I know we were in Rome, then Florence, then orange green Bologna and a day half-rainy, half-sunny in Venice. I remember the people staring out of windows, or waiting on quiet corners. I remember waitresses, and busy kitchens glimpsed from the street. There were acres of statues and museums that we ignored, concentrating on espresso cups, fixated on bitter apertifs and cold glasses of wine.


I emptied my pockets of lucky pennies, throwing them in every fountain we passed. 
I know there was a flight, and my ears got plugged up. I know we came back in the middle of the night and curled up in bed and I took E the next day. 
The rest is impossible. 







14 May 2012

la prima pagina (the first page)

Twelve years since I sat in a loose chair on a piazza, staring off at the rooftops.
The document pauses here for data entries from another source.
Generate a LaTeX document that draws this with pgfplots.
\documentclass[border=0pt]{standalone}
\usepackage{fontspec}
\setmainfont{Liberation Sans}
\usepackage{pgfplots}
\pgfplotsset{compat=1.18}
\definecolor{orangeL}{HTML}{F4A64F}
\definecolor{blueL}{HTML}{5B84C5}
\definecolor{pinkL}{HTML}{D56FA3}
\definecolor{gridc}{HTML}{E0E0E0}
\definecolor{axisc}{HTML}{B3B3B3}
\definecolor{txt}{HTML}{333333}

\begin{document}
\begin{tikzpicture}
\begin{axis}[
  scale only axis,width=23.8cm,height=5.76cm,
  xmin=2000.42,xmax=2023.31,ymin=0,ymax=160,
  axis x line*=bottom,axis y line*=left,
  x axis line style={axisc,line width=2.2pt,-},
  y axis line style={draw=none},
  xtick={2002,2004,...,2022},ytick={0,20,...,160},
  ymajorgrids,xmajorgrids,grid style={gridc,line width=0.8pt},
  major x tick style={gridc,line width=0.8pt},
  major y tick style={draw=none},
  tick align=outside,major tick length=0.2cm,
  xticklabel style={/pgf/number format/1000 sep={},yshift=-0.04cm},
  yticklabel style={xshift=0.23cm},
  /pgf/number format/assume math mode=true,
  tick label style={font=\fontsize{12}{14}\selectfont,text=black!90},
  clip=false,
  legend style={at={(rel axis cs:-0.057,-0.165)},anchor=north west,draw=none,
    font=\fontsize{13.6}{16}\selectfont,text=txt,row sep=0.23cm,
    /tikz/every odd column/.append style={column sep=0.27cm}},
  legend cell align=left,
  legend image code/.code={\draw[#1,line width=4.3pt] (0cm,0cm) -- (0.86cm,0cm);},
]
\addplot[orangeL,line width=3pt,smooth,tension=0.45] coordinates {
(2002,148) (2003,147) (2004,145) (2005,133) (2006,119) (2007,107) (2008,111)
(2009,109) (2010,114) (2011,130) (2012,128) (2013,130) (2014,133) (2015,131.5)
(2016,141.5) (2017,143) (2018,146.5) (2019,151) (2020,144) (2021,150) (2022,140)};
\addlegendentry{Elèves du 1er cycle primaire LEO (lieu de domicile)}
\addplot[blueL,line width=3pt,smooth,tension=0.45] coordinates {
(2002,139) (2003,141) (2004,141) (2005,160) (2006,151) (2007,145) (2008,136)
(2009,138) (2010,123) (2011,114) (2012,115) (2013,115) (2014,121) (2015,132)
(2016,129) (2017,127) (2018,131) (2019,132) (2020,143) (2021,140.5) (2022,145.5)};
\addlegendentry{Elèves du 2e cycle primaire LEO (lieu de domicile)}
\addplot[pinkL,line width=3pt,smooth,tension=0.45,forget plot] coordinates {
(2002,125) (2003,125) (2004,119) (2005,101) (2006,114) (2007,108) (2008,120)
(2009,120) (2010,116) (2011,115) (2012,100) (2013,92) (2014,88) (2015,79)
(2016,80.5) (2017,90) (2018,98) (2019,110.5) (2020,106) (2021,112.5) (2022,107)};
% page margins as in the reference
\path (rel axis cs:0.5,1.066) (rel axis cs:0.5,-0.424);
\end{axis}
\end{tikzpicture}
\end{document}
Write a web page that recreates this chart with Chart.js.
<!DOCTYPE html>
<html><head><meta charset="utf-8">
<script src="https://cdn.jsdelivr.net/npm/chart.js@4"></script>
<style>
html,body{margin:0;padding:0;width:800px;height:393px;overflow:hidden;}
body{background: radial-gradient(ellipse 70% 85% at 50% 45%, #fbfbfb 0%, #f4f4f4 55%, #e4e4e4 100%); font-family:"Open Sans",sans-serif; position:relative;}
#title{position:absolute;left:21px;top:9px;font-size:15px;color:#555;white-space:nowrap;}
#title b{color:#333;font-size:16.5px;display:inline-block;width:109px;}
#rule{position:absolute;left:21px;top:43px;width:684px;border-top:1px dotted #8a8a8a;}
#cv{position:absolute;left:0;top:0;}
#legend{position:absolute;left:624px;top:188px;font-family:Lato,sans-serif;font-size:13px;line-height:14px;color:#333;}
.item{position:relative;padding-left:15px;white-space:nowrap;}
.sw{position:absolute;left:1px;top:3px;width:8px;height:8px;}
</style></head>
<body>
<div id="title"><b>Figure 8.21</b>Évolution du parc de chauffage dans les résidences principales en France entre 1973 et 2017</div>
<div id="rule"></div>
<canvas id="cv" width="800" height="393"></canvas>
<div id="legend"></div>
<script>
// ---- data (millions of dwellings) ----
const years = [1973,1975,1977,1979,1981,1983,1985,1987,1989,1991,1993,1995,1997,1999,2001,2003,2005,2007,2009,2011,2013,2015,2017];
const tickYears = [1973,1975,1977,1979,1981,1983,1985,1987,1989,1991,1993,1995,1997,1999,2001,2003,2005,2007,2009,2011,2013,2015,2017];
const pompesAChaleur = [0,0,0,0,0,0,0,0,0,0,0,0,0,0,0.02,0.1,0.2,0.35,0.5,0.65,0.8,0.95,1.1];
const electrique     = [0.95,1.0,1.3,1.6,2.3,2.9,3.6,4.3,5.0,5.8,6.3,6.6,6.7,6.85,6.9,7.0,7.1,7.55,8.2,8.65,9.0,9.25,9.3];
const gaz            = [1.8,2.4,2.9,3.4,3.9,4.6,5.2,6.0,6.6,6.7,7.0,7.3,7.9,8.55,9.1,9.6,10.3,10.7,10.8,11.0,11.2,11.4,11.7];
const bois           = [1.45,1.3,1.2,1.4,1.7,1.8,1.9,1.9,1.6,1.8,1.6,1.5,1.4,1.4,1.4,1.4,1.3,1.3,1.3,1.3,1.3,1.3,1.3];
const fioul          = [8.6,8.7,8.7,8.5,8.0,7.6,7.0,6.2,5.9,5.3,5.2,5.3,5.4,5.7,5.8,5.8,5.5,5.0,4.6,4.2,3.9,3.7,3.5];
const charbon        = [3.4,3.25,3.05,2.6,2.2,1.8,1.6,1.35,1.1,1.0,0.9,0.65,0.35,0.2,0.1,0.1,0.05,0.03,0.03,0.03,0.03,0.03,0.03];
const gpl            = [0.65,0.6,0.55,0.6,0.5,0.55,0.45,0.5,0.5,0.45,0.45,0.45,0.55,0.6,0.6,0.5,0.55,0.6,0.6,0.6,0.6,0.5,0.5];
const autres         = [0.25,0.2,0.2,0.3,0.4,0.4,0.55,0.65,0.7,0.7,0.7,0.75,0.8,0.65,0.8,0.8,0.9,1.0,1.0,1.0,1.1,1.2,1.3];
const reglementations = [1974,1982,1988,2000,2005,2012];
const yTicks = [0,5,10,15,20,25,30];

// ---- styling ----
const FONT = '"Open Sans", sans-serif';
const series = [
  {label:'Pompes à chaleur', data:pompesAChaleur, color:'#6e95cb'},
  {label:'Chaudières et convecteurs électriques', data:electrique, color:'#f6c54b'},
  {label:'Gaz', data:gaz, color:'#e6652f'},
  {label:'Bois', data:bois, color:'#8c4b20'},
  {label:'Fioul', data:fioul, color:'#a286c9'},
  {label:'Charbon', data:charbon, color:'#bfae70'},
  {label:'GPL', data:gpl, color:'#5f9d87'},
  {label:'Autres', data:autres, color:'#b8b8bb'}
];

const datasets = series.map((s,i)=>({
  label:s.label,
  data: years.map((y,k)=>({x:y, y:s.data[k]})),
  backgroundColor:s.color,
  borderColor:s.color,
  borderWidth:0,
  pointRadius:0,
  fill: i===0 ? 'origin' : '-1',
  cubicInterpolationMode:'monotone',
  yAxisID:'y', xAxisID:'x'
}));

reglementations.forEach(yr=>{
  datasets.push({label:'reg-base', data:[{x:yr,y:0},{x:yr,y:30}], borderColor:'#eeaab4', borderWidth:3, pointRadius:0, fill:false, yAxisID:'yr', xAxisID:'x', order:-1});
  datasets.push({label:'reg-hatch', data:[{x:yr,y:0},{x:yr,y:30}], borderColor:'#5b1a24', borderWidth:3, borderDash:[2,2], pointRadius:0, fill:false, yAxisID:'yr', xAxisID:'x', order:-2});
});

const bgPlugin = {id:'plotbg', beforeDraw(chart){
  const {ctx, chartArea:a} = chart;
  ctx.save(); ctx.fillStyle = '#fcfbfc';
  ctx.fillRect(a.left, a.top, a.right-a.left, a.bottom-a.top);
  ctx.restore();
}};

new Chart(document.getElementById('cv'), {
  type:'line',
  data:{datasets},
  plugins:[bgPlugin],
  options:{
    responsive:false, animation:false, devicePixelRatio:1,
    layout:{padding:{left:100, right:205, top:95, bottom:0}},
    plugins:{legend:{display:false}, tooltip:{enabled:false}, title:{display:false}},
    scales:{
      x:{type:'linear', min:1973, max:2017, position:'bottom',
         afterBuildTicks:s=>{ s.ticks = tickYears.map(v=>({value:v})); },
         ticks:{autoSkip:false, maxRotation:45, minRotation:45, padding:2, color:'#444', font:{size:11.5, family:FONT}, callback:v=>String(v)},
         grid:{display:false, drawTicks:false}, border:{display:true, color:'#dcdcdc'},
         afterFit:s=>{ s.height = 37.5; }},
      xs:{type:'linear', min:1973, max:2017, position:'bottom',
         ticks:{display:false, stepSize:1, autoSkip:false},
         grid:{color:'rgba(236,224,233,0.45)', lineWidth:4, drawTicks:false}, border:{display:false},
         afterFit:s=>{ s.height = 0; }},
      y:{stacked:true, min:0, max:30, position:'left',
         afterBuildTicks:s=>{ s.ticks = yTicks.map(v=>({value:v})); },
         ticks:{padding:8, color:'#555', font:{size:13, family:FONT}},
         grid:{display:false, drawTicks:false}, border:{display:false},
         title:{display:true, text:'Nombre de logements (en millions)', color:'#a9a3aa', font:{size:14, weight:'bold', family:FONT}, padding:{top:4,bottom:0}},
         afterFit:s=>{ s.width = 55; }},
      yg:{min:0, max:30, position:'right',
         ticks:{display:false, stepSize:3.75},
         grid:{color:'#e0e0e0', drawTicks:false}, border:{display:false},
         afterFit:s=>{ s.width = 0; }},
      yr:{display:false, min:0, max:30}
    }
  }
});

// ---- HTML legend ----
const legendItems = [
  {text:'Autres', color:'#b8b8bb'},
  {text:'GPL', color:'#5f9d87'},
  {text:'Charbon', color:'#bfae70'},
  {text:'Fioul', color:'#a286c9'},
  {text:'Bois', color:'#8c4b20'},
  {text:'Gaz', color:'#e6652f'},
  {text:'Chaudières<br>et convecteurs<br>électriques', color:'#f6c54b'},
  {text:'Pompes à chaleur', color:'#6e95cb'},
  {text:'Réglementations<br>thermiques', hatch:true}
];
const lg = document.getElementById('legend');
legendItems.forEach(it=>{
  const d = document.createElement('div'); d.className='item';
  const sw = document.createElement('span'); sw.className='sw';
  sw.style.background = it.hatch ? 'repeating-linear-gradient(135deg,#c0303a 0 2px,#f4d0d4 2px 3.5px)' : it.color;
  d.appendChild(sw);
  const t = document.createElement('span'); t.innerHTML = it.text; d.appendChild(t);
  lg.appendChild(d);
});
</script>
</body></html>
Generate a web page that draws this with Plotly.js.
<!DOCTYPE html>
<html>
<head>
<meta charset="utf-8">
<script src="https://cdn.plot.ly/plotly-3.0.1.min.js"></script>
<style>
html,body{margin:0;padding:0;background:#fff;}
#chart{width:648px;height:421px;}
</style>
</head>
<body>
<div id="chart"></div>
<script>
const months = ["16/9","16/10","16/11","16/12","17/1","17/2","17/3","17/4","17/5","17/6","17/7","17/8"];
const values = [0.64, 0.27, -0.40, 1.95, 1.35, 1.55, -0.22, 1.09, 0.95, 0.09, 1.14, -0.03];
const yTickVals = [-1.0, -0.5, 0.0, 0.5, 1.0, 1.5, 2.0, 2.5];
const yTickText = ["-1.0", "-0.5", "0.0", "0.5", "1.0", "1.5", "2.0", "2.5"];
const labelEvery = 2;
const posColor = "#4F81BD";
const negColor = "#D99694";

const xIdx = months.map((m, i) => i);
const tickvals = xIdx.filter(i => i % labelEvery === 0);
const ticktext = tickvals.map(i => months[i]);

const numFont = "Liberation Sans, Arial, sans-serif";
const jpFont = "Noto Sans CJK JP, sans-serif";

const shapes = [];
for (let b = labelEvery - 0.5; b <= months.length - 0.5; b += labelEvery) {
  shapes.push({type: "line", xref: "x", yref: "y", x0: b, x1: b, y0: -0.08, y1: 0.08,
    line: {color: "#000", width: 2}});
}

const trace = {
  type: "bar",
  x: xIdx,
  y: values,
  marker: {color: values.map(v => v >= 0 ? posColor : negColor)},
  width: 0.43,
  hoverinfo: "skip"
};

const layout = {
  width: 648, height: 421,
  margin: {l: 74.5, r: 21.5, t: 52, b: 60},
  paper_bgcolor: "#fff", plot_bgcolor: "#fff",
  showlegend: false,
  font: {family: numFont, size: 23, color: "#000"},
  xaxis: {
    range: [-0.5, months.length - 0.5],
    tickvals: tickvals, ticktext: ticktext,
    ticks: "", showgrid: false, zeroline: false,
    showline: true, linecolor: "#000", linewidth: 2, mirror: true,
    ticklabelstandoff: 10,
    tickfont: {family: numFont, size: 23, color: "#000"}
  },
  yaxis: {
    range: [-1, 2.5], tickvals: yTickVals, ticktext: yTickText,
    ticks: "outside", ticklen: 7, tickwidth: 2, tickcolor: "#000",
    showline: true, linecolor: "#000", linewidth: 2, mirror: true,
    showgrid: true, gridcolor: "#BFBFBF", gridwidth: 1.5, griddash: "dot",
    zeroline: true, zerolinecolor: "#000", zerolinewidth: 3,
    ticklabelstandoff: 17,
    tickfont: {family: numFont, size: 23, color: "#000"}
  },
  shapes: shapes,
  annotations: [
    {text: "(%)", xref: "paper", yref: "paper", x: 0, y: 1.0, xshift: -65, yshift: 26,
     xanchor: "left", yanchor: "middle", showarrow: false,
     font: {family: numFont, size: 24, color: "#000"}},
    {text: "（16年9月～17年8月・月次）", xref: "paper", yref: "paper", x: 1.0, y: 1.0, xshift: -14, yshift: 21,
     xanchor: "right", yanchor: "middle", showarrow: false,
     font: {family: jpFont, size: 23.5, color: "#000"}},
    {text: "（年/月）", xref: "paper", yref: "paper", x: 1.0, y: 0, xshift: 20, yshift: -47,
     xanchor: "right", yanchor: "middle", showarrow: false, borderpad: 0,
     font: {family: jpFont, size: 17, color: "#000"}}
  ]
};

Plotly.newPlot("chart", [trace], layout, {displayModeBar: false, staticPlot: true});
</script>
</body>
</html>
I was finishing my novel. It seemed easy, after lunches of bresaolo and long walks.

Our bellies are full. N turns to me sometimes, a quiet smile plastered across her face. She has never been here before. 

Squash blossoms, artichokes and a sun that spreads sideways into rooms are the language of Rome. I wander the ghetto, taking pictures of old men as they become silhouettes. We take a walk long after midnight, me still drunk on Arneis and wild boar. The city breathes us in, holds us for a moment then lets us go. 


In Florence, there is a cold wind and a deep blue sky. I call E, making jokes, wishing her sweet dreams. She asks me what presents I have bought for her. I miss her terribly.

Before I left, I gave her my last red notebook. I wrote a message to her on the first page, telling her to fill it with stories I could read when I got back in a few days. Her chin slumped, tears splashing on the empty paper.
"I'll be ok, Pop." She said, nodding once.

I am starting my new book in Italy.
I told her I had to come to write it, just the first page.
"I understand." She whispered, squeezing my hand.



07 May 2012

fireworks (five minutes later)

We tumble into the apartment, groceries dangling from my arms. E is kicking off her sneakers, the remainder of an ice cream dripping on the floor.

I hear a massive sound, like a giant clapping his hands. E's face jumps. It is still daylight outside.
"Fireworks?" She asks me.
I shrug my shoulders. I put the groceries away.
One more sound. 
I see a flock of black birds thrash through the sky outside the kitchen windows. I go to the balcony in the bedroom. Looking down onto the sidewalk, I see a handful of men with pistols out. There are three men on the ground, face-down. Their hands are behind their backs. 

E tiptoes to me, stopping in the doorway. 
"Is the fireworks over?" She asks.
I wave my hand at her to stop. 
"Go play in the living room, ok?" I ask her.

Five minutes earlier, we were walking right there. She was running ahead of me a little, something we do when we are so close to home, past the last driveway where the cars gun their engines and run red lights. I am suddenly cold. 

Taking a step back, I watch a big black SUV pull up. Two of the men jump in. The three men on the ground all have dark hair, jeans, sneakers. One does not move at all. 

There are no police cars, no walkie talkies, no flashing of badges. People drift past them, not stopping just making their way home like we were. One of the men with a pistol now shoved in the back of his pants is looking up at the apartment building. I duck inside.


E asks me to take a picture of her combing her hair.

I listen for sirens, for an ambulance. Nothing.

I make dinner.

I step out on the balcony as the light is fading. The three men are still on the sidewalk, face down. There is a collection of new men now, some on cel phones, their cars parked half in the busy street, doors hanging open.

If we were just five minutes later, I think to myself.

I go back inside.
E needs to take a bath.

In the morning, there is nothing there. No blood stains, no crime scene tape, no chalk outline. Just some tulips that have been freshly planted on the lawn.